A wedding in the 1900s
My grandparents were married in 1908, and there are no photos from their wedding, but here are their photos.
Robert lived with his parents in Uphouse, the family croft house. My mother talked about what she had heard about her parents wedding. She remembered that they cleared all the furniture out of the house (a small two room Shetland croft house) into the barn. They left the sturdy kitchen dresser for the fiddler to sit on!
The wedding took place in the nearby chapel and the guests would then walk down to the reception in the house. Looking at the bill from the local shop, it seems that they paid a lot for the wedding. Given that the house was so small, I wonder if folk from the community stayed briefly for a dram of whiskey and then left. There were certainly big amounts of whisky used at the event!

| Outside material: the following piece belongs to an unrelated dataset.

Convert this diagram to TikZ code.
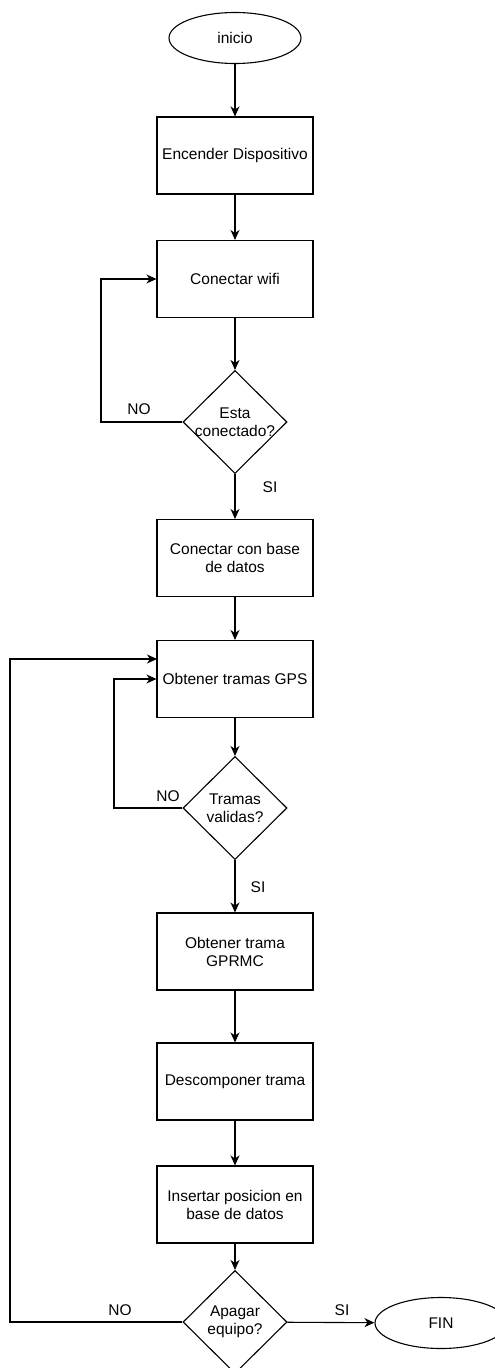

Family and close friends would maybe then stay on and be fed and dance to the fiddle tunes.
A wedding in the 1940s
My mother’s wedding took place in the same chapel, from the same house, Uphouse in Clibberswick, in the Haroldswick area of Unst. They were able to use a barn owned by relatives, and have tables set for folk to be fed. Since she was trained as a cook by this time, I am sure she had a hand in the catering for the wedding reception.
A wedding in the 1970s
My wedding reception was held, as was the custom 50 years ago in Unst, at the local community hall. The venue was booked, trestle tables and benches for seating were set up. The bride went round and asked various ladies to be hostesses. These ladies came to the hall the evening before the wedding bringing enough crockery and cutlery for a table of 10 or 12 people. They set the table with white tablecloths, their fine crockery, and plates and cake stands. They were given flour and asked to make bannocks. The bride’s family supplied the meat, salad etc, and home bakes. My mother, a neighbour and I did home bakes for the 100 guests.
After the wedding in the local church, the guests gathered and were fed, then the tables were cleared away and the dancing began with a band of musicians playing on fiddle and accordion. As always, it started with the bridal march.
So, that was three generations of weddings in our family. Customs change and evolve with each generation doing things slightly differently, and so it will continue!